_INFORMATION PROVIDED:_

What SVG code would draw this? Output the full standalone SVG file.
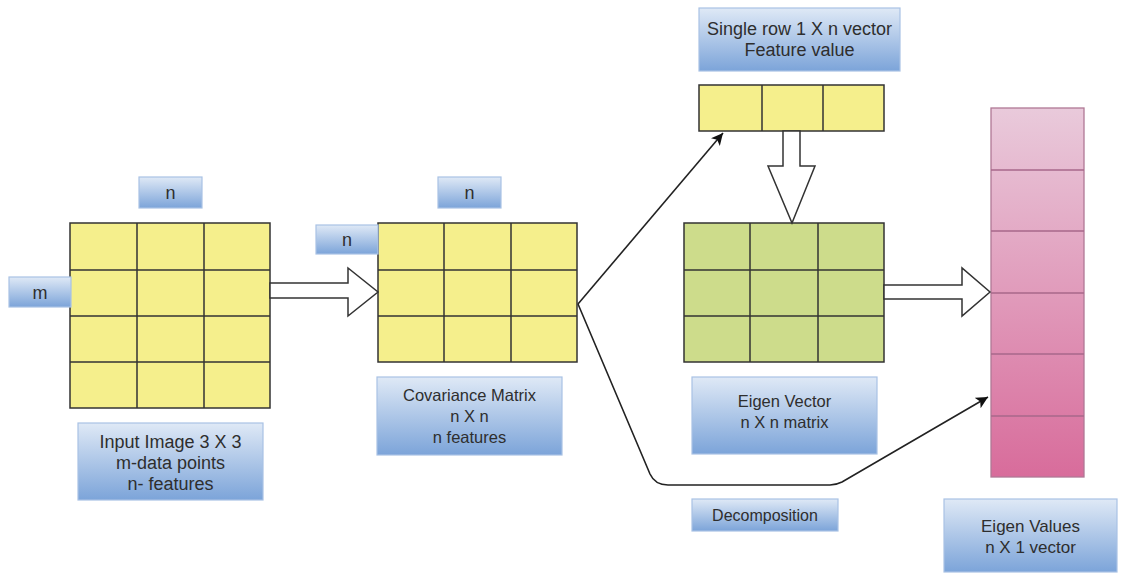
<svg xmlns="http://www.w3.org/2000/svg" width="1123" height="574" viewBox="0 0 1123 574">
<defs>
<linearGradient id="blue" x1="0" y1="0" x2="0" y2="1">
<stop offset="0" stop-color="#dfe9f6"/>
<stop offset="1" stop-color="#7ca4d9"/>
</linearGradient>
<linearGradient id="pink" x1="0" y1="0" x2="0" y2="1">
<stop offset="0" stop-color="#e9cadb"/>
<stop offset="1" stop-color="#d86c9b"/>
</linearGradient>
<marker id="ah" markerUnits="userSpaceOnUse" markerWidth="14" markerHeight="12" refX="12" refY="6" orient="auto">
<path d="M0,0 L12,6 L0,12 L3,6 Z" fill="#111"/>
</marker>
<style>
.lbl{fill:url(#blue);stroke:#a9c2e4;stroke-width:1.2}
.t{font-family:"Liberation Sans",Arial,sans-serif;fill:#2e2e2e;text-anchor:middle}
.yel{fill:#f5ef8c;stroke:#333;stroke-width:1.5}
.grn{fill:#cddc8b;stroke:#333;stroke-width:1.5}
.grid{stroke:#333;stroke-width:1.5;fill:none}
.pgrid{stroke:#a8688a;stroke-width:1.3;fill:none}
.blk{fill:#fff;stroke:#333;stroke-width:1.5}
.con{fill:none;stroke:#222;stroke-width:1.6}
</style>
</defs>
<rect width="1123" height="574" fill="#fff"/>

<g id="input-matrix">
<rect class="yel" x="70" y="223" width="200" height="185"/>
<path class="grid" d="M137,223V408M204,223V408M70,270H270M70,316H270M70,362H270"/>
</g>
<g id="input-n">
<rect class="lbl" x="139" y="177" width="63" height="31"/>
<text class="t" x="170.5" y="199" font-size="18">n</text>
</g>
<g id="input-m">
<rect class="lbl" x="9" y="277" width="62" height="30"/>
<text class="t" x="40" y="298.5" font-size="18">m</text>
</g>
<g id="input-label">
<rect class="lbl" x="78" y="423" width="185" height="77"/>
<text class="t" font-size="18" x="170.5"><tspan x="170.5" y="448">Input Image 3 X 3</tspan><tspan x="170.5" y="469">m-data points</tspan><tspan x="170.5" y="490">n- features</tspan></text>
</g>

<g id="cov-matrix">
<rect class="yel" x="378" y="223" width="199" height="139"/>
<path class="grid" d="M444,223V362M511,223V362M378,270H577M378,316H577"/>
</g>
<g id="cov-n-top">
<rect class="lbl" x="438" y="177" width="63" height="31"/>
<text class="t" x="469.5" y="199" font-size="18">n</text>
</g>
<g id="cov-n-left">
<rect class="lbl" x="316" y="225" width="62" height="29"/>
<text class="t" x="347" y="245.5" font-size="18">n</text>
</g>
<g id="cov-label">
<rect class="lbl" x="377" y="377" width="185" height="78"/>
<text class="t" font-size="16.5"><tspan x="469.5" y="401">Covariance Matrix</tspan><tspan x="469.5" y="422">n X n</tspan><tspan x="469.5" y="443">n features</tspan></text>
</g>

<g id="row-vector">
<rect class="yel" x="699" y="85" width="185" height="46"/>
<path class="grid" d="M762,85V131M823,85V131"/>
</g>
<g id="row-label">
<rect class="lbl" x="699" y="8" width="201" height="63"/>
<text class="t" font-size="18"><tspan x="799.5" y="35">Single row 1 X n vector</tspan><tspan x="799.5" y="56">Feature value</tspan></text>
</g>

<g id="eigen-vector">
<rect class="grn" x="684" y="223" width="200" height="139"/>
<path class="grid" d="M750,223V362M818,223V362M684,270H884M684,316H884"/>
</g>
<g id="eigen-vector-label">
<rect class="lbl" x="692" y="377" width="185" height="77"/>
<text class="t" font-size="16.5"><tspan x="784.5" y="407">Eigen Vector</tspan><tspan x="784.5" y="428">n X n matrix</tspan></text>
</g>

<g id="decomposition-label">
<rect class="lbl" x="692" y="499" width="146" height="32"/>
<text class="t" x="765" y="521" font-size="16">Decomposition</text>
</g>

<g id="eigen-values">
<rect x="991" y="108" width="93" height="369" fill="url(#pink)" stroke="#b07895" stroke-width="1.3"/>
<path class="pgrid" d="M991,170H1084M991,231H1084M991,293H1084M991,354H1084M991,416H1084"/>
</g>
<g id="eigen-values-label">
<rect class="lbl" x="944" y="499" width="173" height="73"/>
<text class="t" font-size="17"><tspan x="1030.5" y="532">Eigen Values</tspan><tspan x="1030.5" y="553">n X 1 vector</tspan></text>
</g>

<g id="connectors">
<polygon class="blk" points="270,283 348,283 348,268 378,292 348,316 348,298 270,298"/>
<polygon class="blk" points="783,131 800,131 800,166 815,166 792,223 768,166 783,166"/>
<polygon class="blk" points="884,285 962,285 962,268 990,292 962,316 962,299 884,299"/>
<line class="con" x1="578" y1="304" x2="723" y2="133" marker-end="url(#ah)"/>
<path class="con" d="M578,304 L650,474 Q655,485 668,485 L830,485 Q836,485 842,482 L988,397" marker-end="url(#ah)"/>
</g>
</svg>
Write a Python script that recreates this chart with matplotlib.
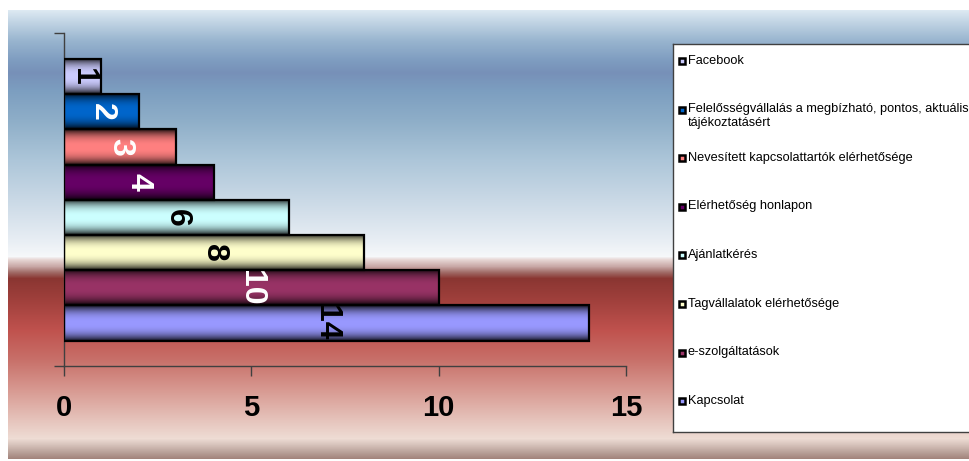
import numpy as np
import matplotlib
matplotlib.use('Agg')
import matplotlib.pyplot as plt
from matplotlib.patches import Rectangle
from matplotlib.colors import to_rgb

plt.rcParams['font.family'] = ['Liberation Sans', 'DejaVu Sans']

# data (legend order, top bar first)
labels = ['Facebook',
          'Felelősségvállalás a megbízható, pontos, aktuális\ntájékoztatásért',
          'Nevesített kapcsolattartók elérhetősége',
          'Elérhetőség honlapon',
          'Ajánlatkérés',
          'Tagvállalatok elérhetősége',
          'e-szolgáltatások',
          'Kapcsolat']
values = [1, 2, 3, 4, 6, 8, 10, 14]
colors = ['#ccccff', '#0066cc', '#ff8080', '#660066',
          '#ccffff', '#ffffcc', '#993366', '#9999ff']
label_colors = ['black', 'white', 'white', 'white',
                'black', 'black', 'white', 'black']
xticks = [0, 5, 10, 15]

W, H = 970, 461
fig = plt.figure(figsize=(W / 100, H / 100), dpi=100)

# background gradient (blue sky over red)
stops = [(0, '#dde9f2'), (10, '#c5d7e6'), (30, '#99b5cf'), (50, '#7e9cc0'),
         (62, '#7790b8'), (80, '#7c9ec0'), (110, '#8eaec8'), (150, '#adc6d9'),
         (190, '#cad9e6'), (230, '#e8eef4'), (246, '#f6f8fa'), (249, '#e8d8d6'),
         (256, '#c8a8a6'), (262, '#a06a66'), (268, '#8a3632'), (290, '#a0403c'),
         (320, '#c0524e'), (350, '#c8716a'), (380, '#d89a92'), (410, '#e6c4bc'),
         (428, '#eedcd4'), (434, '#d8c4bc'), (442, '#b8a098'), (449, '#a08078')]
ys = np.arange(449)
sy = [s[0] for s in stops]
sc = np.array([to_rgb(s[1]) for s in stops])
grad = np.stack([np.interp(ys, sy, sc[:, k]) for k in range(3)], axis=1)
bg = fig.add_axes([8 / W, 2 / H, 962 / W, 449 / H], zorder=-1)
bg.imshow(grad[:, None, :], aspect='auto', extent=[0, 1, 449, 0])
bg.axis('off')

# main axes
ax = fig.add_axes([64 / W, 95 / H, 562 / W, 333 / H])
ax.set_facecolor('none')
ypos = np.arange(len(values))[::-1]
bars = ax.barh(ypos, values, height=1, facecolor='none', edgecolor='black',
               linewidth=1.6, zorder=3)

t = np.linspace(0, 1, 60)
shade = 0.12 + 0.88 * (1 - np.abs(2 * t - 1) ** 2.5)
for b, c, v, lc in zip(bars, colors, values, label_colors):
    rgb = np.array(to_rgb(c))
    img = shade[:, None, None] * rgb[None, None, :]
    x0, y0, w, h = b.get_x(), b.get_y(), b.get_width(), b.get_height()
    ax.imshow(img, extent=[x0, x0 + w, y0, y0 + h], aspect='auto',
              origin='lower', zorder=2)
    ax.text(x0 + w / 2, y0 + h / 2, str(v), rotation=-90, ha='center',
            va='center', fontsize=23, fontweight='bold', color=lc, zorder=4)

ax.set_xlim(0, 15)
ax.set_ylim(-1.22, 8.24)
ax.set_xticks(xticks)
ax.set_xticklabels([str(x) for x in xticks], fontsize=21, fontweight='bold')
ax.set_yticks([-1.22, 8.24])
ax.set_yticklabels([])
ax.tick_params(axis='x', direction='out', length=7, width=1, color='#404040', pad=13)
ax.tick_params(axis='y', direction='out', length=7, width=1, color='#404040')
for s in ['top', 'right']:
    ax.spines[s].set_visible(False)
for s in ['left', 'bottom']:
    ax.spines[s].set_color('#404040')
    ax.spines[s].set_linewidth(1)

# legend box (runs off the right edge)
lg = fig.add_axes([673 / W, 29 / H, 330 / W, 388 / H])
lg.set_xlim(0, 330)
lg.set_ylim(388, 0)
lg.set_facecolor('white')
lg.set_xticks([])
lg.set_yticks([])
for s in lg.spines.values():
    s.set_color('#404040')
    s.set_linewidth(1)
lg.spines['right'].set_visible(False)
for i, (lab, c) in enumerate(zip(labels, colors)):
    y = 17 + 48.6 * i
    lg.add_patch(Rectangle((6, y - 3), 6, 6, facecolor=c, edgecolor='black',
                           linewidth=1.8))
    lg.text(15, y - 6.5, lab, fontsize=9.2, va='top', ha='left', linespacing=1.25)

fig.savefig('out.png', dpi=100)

* * *

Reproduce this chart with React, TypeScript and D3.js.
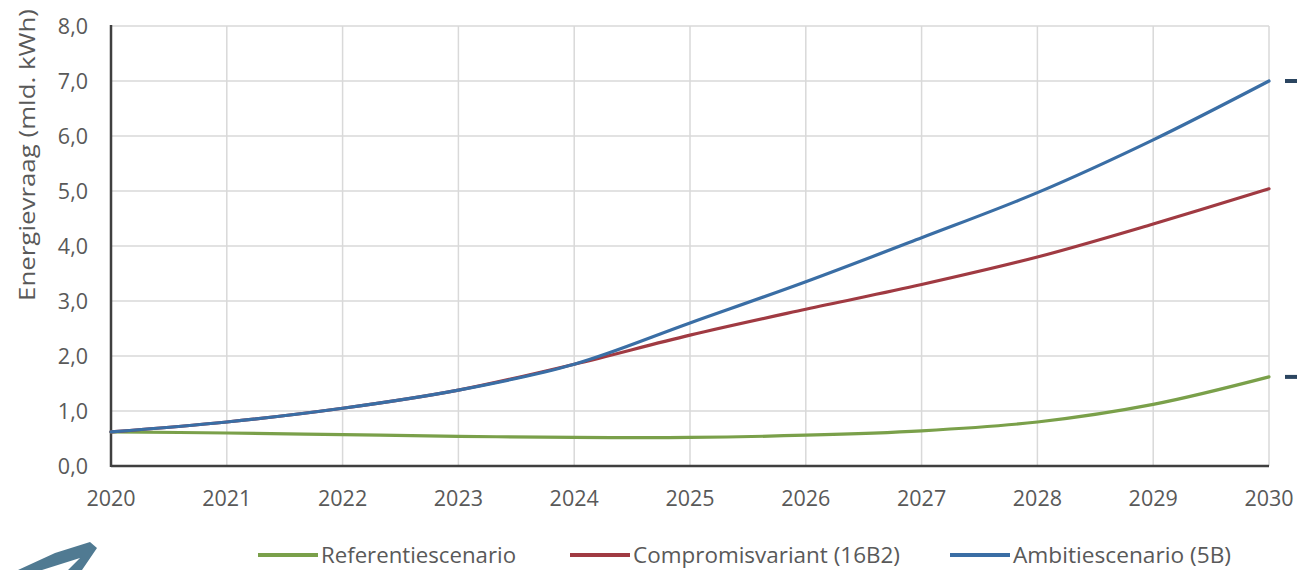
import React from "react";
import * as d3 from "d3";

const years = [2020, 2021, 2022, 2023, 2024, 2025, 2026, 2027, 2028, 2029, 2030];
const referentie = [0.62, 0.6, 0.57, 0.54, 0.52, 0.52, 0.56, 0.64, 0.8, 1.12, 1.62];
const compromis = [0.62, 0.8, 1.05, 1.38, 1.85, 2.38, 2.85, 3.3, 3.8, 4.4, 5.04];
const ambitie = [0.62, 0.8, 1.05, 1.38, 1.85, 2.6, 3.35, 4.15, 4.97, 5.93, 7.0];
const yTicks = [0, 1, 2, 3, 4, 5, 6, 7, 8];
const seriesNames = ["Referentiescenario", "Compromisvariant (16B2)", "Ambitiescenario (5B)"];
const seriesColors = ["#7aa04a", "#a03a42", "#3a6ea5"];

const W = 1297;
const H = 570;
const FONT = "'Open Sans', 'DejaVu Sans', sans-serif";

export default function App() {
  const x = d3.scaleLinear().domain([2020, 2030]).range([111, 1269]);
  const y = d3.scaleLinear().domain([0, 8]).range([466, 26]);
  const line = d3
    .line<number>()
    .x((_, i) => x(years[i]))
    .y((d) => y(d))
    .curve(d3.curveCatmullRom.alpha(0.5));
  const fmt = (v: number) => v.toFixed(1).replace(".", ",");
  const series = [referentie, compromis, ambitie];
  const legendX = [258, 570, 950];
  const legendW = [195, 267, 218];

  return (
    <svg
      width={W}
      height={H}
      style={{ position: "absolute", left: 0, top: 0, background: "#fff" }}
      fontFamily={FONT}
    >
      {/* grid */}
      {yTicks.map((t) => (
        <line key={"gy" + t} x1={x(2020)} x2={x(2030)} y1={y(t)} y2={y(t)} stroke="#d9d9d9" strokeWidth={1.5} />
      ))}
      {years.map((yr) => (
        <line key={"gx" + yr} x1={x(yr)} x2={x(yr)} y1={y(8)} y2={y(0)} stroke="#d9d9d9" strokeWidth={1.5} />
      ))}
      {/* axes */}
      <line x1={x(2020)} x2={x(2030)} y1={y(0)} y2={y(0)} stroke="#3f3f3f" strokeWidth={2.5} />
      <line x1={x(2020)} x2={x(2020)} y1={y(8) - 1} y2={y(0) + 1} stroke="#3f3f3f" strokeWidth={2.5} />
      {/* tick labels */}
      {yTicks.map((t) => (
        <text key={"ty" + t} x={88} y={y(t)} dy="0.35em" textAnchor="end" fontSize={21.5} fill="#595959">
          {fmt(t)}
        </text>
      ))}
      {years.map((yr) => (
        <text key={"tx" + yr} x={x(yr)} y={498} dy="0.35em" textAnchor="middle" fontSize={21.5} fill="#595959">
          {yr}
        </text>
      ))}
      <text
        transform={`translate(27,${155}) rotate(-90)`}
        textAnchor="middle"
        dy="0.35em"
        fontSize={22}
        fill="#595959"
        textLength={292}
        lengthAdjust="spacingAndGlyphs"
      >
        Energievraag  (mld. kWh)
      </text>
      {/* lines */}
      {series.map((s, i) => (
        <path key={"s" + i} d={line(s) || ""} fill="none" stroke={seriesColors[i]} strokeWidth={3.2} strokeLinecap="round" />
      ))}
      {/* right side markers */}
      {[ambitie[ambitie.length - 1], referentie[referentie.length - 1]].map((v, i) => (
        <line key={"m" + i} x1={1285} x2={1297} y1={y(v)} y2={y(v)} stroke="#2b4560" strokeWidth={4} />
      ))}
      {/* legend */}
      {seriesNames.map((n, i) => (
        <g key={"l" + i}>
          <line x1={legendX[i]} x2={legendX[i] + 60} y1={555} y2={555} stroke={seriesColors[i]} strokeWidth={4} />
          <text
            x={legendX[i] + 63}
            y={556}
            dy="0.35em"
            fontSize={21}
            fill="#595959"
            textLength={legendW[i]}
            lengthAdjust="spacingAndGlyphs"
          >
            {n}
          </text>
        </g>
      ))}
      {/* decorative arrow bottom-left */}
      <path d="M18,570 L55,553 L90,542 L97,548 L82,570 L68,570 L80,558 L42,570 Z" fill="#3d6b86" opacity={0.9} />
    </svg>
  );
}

* * *

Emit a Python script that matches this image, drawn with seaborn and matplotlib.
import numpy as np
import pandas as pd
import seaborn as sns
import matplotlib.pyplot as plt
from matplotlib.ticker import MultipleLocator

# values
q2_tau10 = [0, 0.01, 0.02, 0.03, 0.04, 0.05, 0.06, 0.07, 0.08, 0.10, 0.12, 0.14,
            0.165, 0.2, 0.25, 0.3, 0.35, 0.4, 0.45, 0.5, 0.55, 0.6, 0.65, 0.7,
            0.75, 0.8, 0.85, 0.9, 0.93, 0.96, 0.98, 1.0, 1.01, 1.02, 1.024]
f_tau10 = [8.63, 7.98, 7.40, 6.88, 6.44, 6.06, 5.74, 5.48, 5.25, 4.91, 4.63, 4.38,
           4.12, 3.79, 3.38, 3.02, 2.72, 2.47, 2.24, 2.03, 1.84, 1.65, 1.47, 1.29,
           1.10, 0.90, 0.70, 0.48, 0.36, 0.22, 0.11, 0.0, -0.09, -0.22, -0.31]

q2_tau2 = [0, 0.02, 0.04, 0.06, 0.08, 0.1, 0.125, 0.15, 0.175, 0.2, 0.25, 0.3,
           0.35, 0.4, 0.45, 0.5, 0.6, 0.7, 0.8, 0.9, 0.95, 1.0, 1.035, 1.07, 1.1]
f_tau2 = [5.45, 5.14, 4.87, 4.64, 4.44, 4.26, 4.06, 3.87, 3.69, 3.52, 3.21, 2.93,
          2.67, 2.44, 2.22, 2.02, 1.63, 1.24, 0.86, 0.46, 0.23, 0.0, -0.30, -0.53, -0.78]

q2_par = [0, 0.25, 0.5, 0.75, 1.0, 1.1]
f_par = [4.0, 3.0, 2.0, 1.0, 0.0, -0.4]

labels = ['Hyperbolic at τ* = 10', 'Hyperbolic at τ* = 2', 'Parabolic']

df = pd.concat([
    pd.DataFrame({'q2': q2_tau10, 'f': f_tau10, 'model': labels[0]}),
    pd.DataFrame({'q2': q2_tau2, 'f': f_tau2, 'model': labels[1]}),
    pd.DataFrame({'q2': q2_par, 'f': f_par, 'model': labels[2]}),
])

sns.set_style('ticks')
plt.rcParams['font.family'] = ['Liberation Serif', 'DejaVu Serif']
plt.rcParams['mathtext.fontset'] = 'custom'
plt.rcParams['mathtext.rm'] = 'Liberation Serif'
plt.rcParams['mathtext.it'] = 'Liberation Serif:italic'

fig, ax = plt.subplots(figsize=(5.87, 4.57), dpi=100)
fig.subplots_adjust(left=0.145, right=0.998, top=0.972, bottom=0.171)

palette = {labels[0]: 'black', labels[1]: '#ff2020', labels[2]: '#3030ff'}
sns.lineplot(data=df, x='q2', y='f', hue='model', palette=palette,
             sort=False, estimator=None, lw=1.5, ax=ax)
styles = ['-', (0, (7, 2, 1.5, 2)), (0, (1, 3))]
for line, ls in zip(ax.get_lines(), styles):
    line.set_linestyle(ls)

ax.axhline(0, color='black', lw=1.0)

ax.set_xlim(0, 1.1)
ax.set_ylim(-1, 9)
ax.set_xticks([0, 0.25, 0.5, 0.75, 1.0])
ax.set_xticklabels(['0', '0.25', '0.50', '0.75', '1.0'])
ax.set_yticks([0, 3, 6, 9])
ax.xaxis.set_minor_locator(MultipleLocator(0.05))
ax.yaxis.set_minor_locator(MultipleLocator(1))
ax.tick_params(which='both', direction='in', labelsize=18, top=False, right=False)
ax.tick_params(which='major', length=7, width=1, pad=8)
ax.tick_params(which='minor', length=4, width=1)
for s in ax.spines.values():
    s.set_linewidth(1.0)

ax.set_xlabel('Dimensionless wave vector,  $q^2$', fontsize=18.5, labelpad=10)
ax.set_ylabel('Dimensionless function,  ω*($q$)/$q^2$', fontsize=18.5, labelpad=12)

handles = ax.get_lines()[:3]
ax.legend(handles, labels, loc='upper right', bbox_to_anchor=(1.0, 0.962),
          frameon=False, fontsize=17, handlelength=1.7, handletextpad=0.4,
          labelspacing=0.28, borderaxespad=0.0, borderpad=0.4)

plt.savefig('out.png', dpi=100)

_TASK INSTRUCTIONS:_ Go up to the line with "Write a Python" and retype exactly from there through the line with "plt.rcParams['font.family'] = ['Liberation Sans', 'DejaVu". Leave out pictures.

_SOLUTION FOR THIS TASK:_
Write a Python script that recreates this chart with matplotlib.
import numpy as np
import matplotlib
matplotlib.use('Agg')
import matplotlib.pyplot as plt
from matplotlib.patches import Rectangle
from matplotlib.colors import to_rgb

plt.rcParams['font.family'] = ['Liberation Sans', 'DejaVu Sans']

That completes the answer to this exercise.